Au rayon des recommandations, M. Héni a déclaré qu’en attendant l’adoption du
rapport sur la Tunisie, au mois de septembre prochain, les représentants de la
communauté internationale ont insisté sur l’enjeu de garantir dans la prochaine
Constitution toutes les libertés dont devront jouir tous les Tunisiens sans
distinction aucune.

Vient ensuite le rapport conjoint élaboré par la Commission européenne et la
Haute représentante de l’Union pour les affaires étrangères et la Politique de
sécurité. Dans son préambule, le rapport relève sans trop l’expliquer que «la
révolution qu’a connue la Tunisie en janvier 2011 a introduit des perspectives
radicalement différentes dans les relations avec l’Union européenne».

Le rapport énumère plusieurs insuffisances dont la Troïka assume totalement la
responsabilité, particulièrement sa tendance à traîner du pied avant de
promulguer les textes consacrant l’indépendance de la justice, la dynamisation
de l’Instance supérieure indépendante pour les élections
(ISIE) et la liberté de
presse, d’impression et d’édition.

A propos des médias, l’UE estime que «l’appartenance d’une majorité des médias
tunisiens à des actionnaires proches de l’ancien régime et le maintien de la
plupart des anciens responsables des médias à leurs fonctions représentent
autant d’obstacles potentiels à l’exercice effectif de la liberté
d’information».

Et pour ne rien oublier, l’UE déplore l’iniquité fiscale et les
dysfonctionnements en vigueur. «L’arbitraire de l’administration fiscale, lit-on
dans le rapport, a porté atteinte à la perception publique de la légitimité de
l’impôt. Ceci s’est traduit, après la révolution, par une chute des rentrées
fiscales».

Sur la base du rapport de cette année et en vue de l’adoption d’un nouveau Plan
d’action en 2012, la Tunisie est invitée, selon l’UE, à entreprendre plusieurs
actions.

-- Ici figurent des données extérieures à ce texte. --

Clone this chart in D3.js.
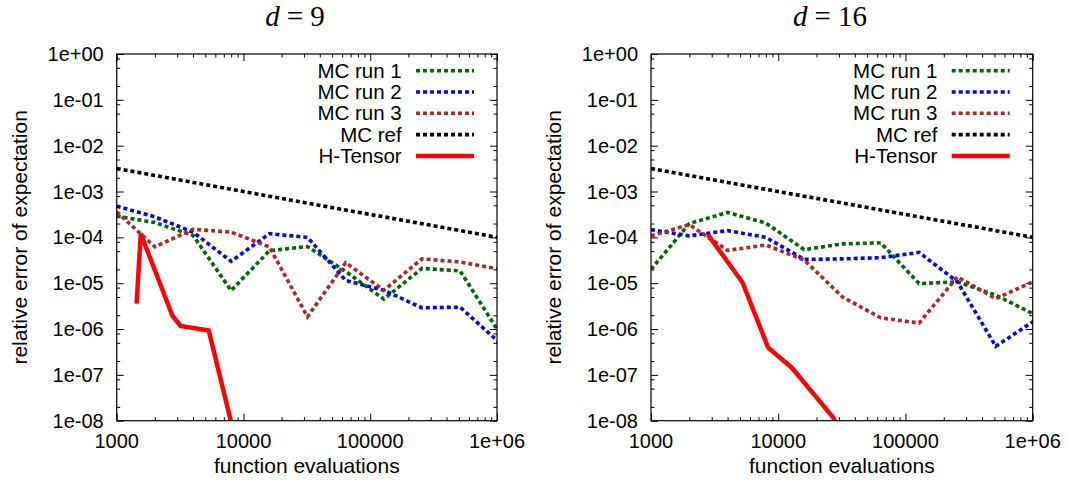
<!DOCTYPE html>
<html>
<head>
<meta charset="utf-8">
<script src="https://cdn.jsdelivr.net/npm/d3@7"></script>
<style>
body { margin: 0; background: #fff; }
svg { display: block; }
text { font-family: "Liberation Sans", Arial, Helvetica, sans-serif; fill: #000; }
</style>
</head>
<body>
<svg id="chart" width="1069" height="489"></svg>
<script>
// MC sample sizes (doubling) and the reference rate
var evals = [1000, 2000, 4000, 8000, 16000, 32000, 64000, 128000, 256000, 512000, 1024000];
var mcRef = [3.16e-3, 2.24e-3, 1.58e-3, 1.12e-3, 7.9e-4, 5.6e-4, 3.95e-4, 2.8e-4, 1.98e-4, 1.4e-4, 9.9e-5];

// d = 9
var run1D9 = [2.9e-4, 2.1e-4, 1.1e-4, 6.9e-6, 5.1e-5, 6.3e-5, 1.8e-5, 4.5e-6, 2.1e-5, 1.85e-5, 9e-7];
var run2D9 = [4.8e-4, 2.8e-4, 1.3e-4, 3.0e-5, 1.2e-4, 1.0e-4, 1.15e-5, 7e-6, 2.9e-6, 3.0e-6, 5.3e-7];
var run3D9 = [3.6e-4, 6.2e-5, 1.5e-4, 1.3e-4, 6.2e-5, 1.85e-6, 2.8e-5, 7e-6, 3.4e-5, 2.9e-5, 2.05e-5];
var htEvalsD9 = [1435, 1550, 2750, 3190, 5320, 8100];
var htD9 = [3.6e-6, 1.2e-4, 1.95e-6, 1.17e-6, 9.3e-7, 8e-9];

// d = 16
var run1D16 = [2.0e-5, 2.0e-4, 3.5e-4, 2.05e-4, 5.4e-5, 7.2e-5, 7.6e-5, 9.8e-6, 1.07e-5, 5.5e-6, 2.1e-6];
var run2D16 = [1.47e-4, 1.08e-4, 1.4e-4, 1.0e-4, 3.3e-5, 3.4e-5, 3.6e-5, 4.7e-5, 1.07e-5, 4.2e-7, 1.5e-6];
var run3D16 = [1.08e-4, 1.9e-4, 5.2e-5, 6.8e-5, 3.2e-5, 5.0e-6, 1.75e-6, 1.35e-6, 1.37e-5, 4.6e-6, 1.1e-5];
var htEvalsD16 = [2800, 5230, 8340, 12740, 27200, 30000];
var htD16 = [1.15e-4, 1.05e-5, 3.9e-7, 1.45e-7, 1.15e-8, 6e-9];

var legendNames = ["MC run 1", "MC run 2", "MC run 3", "MC ref", "H-Tensor"];
var colors = ["#006400", "#0000ff", "#a52a2a", "#000000", "#ff0000"];

var xTickValues = [1000, 10000, 100000, 1000000];
var xTickLabels = ["1000", "10000", "100000", "1e+06"];
var yTickValues = [1, 1e-1, 1e-2, 1e-3, 1e-4, 1e-5, 1e-6, 1e-7, 1e-8];
var yTickLabels = ["1e+00", "1e-01", "1e-02", "1e-03", "1e-04", "1e-05", "1e-06", "1e-07", "1e-08"];

var svg = d3.select("#chart");
var plotTop = 54, plotBottom = 420.7;

function minorTicks(lo, hi, steps) {
	var out = [];
	for (var e = lo; e < hi; e++) {
		steps.forEach(function(s) { out.push(s * Math.pow(10, e)); });
	}
	return out;
}

function drawPanel(id, left, right, titleX, dim, runs, htX, htY) {
	var g = svg.append("g");
	var x = d3.scaleLog().domain([1000, 1e6]).range([left, right]);
	var y = d3.scaleLog().domain([1e-8, 1]).range([plotBottom, plotTop]);

	g.append("clipPath").attr("id", id)
		.append("rect")
		.attr("x", left).attr("y", plotTop)
		.attr("width", right - left).attr("height", plotBottom - plotTop);

	// ticks, all inward, mirrored on four sides
	var xMinor = minorTicks(3, 6, [2, 3, 4, 5, 6, 7, 8, 9]);
	var yMinor = minorTicks(-8, 0, [2, 5, 8]);

	function ticks(axis, scale, major, minor, pos) {
		var a = axis(scale).tickValues(minor).tickSize(-3.5).tickFormat("");
		var b = axis(scale).tickValues(major).tickSize(-7).tickFormat("");
		g.append("g").attr("transform", pos).call(a).call(function(s) { s.select(".domain").remove(); });
		g.append("g").attr("transform", pos).call(b).call(function(s) { s.select(".domain").remove(); });
	}
	ticks(d3.axisBottom, x, xTickValues, xMinor, "translate(0," + plotBottom + ")");
	ticks(d3.axisTop, x, xTickValues, xMinor, "translate(0," + plotTop + ")");
	ticks(d3.axisLeft, y, yTickValues, yMinor, "translate(" + left + ",0)");
	ticks(d3.axisRight, y, yTickValues, yMinor, "translate(" + right + ",0)");
	g.selectAll(".tick line").attr("stroke", "#000").attr("stroke-width", 1);

	// tick labels
	g.selectAll(".xlab").data(xTickValues).enter().append("text")
		.attr("x", function(d) { return x(d); })
		.attr("y", 448)
		.attr("text-anchor", "middle")
		.style("font-size", "20px")
		.text(function(d, i) { return xTickLabels[i]; });
	g.selectAll(".ylab").data(yTickValues).enter().append("text")
		.attr("x", left - 13)
		.attr("y", function(d) { return y(d) + 7; })
		.attr("text-anchor", "end")
		.style("font-size", "20px")
		.text(function(d, i) { return yTickLabels[i]; });

	// axis titles
	g.append("text")
		.attr("x", (left + right) / 2).attr("y", 473)
		.attr("text-anchor", "middle")
		.style("font-size", "21px")
		.text("function evaluations");
	g.append("text")
		.attr("transform", "translate(" + (left - 90) + "," + ((plotTop + plotBottom) / 2) + ") rotate(-90)")
		.attr("text-anchor", "middle")
		.style("font-size", "21px")
		.text("relative error of expectation");

	// panel title
	var t = g.append("text")
		.attr("x", titleX).attr("y", 26)
		.attr("text-anchor", "middle")
		.style("font-family", "'Liberation Serif', 'Times New Roman', serif")
		.style("font-size", "29px");
	t.append("tspan").style("font-style", "italic").text("d");
	t.append("tspan").attr("dx", 7).text("=");
	t.append("tspan").attr("dx", 7).text(dim);

	// data lines
	var line = d3.line()
		.x(function(d) { return x(d[0]); })
		.y(function(d) { return y(d[1]); });
	var series = runs.concat([mcRef]).map(function(vals) {
		return evals.map(function(e, i) { return [e, vals[i]]; });
	});
	series.push(htX.map(function(e, i) { return [e, htY[i]]; }));

	var plot = g.append("g").attr("clip-path", "url(#" + id + ")");
	series.forEach(function(s, i) {
		plot.append("path")
			.attr("d", line(s))
			.attr("fill", "none")
			.attr("stroke", colors[i])
			.attr("stroke-width", i == 4 ? 4.5 : 3.6)
			.attr("stroke-dasharray", i == 4 ? null : "4,3")
			.attr("stroke-linejoin", "miter");
	});

	// legend
	var leg = g.append("g");
	legendNames.forEach(function(name, i) {
		var ly = plotTop + 16.7 + i * 21.3;
		leg.append("text")
			.attr("x", right - 95.3).attr("y", ly + 7)
			.attr("text-anchor", "end")
			.style("font-size", "20.5px")
			.text(name);
		leg.append("line")
			.attr("x1", right - 81).attr("x2", right - 23)
			.attr("y1", ly).attr("y2", ly)
			.attr("stroke", colors[i])
			.attr("stroke-width", i == 4 ? 4.5 : 3.6)
			.attr("stroke-dasharray", i == 4 ? null : "4,3");
	});

	// frame
	g.append("rect")
		.attr("x", left).attr("y", plotTop)
		.attr("width", right - left).attr("height", plotBottom - plotTop)
		.attr("fill", "none").attr("stroke", "#000").attr("stroke-width", 1.2);
}

drawPanel("clipD9", 116.7, 497, 295, "9", [run1D9, run2D9, run3D9], htEvalsD9, htD9);
drawPanel("clipD16", 651, 1032.7, 830, "16", [run1D16, run2D16, run3D16], htEvalsD16, htD16);
</script>
</body>
</html>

Il s’agit, entre autres, d’adopter une nouvelle loi électorale, de
hâter la création de «l’Instance Publique indépendante», chargée de la gestion
et de l’organisation des élections, de mettre en oeuvre les réformes
législatives et organisationnelles nécessaires à la consolidation de la
démocratie (indépendance de la justice, reforme du secteur de la sécurité,
indépendance des médias…), renforcer le rôle de la société civile, comme
partenaire essentiel du processus de démocratisation, et préparer la Tunisie à
l’intégration au Marché unique européen, notamment dans le cadre des
négociations en vue de la conclusion de la
Zone de Libre-Echange Approfondie et
Complète (ZLEAC), signer et ratifier la Convention régionale sur les règles
d’origine préférentielles pan-euro-méditerranéennes.

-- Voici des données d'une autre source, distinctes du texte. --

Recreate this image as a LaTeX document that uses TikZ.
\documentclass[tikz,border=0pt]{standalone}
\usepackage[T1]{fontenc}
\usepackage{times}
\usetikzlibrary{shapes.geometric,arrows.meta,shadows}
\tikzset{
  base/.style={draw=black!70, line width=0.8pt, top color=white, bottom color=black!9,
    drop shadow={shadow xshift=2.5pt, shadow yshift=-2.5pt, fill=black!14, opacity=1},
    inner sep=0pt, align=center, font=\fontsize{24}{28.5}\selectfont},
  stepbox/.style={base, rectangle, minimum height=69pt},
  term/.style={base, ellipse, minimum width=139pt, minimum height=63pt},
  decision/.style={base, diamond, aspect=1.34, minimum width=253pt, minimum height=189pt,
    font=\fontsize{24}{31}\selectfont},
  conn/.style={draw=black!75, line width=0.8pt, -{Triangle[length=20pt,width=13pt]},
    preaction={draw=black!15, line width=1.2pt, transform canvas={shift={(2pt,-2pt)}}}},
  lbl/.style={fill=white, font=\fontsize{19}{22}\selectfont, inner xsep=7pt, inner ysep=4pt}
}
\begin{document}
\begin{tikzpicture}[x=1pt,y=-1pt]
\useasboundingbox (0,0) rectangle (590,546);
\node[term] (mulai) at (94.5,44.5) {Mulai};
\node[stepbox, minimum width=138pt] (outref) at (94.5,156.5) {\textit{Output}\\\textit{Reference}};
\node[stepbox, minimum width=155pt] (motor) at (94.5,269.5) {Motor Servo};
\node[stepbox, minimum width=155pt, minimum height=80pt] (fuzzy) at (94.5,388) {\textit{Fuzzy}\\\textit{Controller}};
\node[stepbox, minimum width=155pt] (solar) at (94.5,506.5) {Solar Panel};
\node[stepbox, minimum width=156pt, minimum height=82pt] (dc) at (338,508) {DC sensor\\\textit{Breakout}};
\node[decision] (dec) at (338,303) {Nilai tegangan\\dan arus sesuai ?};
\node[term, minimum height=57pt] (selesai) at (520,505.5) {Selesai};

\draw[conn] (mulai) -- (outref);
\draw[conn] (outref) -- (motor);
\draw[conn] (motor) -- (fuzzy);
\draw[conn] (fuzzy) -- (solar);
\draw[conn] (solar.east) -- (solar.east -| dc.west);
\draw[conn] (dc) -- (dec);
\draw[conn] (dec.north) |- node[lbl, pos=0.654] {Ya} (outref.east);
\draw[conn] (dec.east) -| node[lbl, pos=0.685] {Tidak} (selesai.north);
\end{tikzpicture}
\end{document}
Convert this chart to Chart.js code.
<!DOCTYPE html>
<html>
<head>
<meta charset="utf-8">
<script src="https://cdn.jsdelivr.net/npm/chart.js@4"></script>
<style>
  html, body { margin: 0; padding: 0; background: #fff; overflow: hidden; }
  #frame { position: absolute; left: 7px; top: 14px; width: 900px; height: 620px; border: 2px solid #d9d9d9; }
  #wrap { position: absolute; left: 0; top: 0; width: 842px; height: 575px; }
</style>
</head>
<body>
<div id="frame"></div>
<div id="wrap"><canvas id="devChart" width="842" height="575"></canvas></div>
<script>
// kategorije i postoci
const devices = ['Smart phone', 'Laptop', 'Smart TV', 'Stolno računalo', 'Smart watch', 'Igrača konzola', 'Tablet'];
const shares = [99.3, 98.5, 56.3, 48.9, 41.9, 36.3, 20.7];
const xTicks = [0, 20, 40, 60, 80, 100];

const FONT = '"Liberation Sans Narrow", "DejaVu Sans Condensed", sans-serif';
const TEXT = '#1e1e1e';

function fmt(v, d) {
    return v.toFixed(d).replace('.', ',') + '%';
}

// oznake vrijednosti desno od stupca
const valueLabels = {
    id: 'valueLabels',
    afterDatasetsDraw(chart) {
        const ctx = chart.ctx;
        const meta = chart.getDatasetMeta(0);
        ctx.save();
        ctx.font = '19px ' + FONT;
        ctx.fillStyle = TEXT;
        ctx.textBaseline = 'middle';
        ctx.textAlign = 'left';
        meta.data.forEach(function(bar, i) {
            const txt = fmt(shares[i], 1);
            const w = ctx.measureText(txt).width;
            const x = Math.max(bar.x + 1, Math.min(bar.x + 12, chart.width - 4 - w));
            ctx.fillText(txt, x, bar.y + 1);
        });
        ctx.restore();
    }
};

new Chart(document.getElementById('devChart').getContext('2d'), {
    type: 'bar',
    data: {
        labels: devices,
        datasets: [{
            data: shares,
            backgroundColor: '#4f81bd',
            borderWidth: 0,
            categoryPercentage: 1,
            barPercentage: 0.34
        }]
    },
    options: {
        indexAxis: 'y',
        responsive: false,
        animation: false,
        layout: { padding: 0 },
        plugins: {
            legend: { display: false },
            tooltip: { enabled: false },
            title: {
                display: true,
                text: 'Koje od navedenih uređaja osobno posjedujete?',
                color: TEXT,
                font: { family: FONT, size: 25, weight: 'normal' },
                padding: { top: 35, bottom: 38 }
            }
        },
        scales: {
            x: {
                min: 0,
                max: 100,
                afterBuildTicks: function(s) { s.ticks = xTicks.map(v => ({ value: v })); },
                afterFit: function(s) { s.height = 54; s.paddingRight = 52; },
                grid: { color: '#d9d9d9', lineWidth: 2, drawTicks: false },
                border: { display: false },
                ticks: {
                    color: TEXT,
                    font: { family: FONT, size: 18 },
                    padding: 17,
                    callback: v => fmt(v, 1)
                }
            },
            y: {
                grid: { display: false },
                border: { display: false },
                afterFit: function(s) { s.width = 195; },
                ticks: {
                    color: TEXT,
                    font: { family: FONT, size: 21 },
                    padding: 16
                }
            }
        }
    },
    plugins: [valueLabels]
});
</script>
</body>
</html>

Par delà ces conclusions, les deux épreuves, tout comme celle de la dégradation
récente du rating souverain du pays, insistent sur le mauvais rendement du
gouvernement et surtout sur ses tergiversations quant à la consécration des
objectifs de la révolution, ceux-là mêmes qui consistent en la propension des
Tunisiens à la liberté, à la dignité, à l’équité des chances et à la justice.

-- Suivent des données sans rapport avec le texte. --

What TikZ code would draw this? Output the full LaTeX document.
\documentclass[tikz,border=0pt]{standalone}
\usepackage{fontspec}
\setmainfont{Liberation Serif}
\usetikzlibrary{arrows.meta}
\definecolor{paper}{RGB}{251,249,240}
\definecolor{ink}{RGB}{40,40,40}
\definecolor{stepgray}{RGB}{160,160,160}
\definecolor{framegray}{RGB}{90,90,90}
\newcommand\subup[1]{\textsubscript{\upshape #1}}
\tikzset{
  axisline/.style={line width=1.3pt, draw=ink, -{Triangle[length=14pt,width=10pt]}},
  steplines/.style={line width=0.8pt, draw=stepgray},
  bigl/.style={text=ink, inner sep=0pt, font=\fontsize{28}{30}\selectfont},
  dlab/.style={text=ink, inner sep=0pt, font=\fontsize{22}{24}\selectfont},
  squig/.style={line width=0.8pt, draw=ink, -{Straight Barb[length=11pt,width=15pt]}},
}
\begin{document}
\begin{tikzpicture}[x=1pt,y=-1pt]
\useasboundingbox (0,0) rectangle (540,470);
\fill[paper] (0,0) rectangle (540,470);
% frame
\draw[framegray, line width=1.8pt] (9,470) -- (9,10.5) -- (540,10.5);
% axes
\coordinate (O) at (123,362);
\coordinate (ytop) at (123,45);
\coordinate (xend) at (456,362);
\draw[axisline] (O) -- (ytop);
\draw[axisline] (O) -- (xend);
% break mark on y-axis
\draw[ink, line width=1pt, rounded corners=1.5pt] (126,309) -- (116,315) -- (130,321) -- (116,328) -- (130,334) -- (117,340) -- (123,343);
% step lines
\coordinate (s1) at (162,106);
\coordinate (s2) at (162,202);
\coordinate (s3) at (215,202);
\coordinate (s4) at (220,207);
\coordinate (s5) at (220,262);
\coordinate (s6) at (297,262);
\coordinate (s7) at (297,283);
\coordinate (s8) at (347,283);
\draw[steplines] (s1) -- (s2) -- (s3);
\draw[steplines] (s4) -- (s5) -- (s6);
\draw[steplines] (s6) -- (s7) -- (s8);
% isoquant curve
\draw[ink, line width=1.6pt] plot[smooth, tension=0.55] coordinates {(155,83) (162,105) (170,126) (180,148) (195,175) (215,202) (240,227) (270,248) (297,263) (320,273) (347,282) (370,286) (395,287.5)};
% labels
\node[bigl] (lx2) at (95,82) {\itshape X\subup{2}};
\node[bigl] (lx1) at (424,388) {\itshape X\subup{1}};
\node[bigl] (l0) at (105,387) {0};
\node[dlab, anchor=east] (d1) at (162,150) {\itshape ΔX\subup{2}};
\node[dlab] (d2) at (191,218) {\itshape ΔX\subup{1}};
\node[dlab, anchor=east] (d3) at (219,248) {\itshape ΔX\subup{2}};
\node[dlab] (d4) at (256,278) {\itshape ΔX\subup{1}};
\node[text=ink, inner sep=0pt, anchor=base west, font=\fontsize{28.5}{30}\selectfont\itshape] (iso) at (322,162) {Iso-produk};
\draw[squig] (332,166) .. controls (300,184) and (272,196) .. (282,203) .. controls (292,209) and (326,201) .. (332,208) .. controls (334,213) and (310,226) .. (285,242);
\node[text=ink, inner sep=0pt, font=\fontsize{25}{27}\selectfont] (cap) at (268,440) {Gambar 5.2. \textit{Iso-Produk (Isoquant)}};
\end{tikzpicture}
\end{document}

Jusque-là, hélas, nous sommes loin du compte. L’agence de notation Standard and
Poor’s ne cache nullement son pessimisme lorsque dans son commentaire de la
dégradation de la notation souveraine écrit: «Malgré une phase de stabilité et
de consensus, depuis le départ du président Ben Ali en janvier 2011, nous
pensons que les incertitudes vont persister quant à la politique menée à moyen
terme».

C’est pour dire au final qu’il existe, quelque part, un consensus international
quant au mauvais rendement de la Troïka.